Umbrella Entertainment’s Worlds on Film: Beyond Genres line of Region Free Blu-ray titles continues with Spirits of the Air, Gremlins of the Clouds, which is Vol. 5 in the line. It’s presented via a gorgeous new 16mm transfer in 2K quality. As explained in the director’s commentary, almost all instances of blue on the set were removed to further enhance the skyline, meaning that it’s one of the dominate color schemes, aided by the reds and browns the deserted landscape. Grain levels are thick with high levels of detail in both close-ups and wide shots, particularly the vast landscapes with figures sometimes far off in the distance to the left or right of frame with other objects directly in the foreground. Skin tones appear appropriately warm while black levels are deep with good contrast. It’s also a stable presentation with only the mildest of speckling leftover. As I’ve never seen the film before and have absolutely nothing to compare it to, it’s difficult to base my opinion of the transfer on anything that came before it, since nothing did. However, taken on its own, it’s a stunningly crisp presentation. The audio is presented on two tracks: English 5.1 and 2.0 DTS-HD, with optional subtitles in English HoH (pressing Play Feature on your remote control will reveal these options). While the 2.0 track is fairly narrow, the 5.1 adds much more shade and substance, particularly when it comes to score and sound effects. Everything sounds much fuller. Dialogue is clear when discernable and there’s no major leftover damage to speak of.

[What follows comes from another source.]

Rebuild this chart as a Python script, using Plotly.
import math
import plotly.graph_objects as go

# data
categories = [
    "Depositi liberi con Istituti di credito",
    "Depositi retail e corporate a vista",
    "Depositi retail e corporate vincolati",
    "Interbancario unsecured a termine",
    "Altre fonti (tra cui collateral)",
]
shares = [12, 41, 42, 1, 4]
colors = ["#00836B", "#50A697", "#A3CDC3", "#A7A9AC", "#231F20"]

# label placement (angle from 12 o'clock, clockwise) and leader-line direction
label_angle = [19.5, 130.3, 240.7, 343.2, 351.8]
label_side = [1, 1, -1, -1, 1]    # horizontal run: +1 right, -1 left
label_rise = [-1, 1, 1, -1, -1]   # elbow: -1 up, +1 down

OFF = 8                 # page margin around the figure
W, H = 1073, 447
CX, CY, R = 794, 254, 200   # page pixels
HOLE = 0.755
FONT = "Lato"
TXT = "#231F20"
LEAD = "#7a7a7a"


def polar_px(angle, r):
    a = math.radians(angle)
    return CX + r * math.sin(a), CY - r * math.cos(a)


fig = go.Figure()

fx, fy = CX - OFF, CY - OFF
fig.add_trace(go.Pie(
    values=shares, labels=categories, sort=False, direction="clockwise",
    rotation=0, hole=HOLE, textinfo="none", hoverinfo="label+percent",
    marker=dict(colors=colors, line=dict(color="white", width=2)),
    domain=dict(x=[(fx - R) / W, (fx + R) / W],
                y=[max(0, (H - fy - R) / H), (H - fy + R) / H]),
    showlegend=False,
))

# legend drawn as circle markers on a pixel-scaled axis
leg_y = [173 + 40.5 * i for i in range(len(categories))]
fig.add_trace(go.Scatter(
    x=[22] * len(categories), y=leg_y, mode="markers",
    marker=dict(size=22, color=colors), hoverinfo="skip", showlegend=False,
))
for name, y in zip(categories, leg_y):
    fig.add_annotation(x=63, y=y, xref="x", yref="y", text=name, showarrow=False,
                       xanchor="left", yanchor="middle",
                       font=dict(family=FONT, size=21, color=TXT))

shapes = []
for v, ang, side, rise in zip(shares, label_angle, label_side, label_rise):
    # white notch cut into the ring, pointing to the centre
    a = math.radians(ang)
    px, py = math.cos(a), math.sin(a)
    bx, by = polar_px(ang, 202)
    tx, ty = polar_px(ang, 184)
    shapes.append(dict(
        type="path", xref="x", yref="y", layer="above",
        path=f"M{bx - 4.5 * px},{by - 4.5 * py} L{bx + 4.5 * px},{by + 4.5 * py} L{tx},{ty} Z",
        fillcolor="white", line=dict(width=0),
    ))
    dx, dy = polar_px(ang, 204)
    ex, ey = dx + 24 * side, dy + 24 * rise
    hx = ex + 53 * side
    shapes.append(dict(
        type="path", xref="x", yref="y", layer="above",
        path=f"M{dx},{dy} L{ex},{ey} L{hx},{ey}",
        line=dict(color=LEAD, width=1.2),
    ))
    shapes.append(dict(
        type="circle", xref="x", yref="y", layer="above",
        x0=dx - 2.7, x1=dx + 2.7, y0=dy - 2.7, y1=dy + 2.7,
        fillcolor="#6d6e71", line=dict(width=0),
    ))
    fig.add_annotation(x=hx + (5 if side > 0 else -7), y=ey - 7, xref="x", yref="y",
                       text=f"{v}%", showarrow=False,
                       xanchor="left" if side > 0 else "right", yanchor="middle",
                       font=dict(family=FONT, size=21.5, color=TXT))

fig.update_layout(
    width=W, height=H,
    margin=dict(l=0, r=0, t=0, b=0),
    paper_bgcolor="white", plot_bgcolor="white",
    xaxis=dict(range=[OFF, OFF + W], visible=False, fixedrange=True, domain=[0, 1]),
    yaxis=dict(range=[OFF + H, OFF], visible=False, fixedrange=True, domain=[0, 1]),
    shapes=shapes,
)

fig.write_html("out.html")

This release also contains a substantial amount of extras, including an audio commentary by Alex Proyas; another audio commentary by composer Peter Miller and editor Craig Wood; an 8-minute interview with actress Rhys Davis; a 37-minute interview with actor Michael Lake; Spirits: Making a Post-Apocalypse Western, which is 24 minutes of various pieces of behind-the-scenes footage; the Spirits Song music video by Peter Miller and Karina Hayes; an image gallery with 111 stills of behind the scenes photos, sketches, promotional and print materials, and home video artwork; the film’s 2018 re-release trailer; an Easter egg that can be accessed after clicking left when Alex Proyas’ commentary is selected, which will reveal an eye that takes you to an unrestored version of the film’s opening sequence; and another Easter egg that can be accessed after clicking left when the interview with Michael Lake is selected, which will also reveal an eye that takes you to Alex Proyas’ MTV short entitled In Your Eye.
While I have the feeling that Spirits of the Air, Gremlins of the Clouds is not going to be celebrated for finally being available, and in such a dynamite package, I urge fans of Proyas’ work to check it out. It’s a beautiful film that is begging to be rediscovered. Between the new 2K transfer and extras, this is an excellent release that’s worth a cineaste’s consumption time.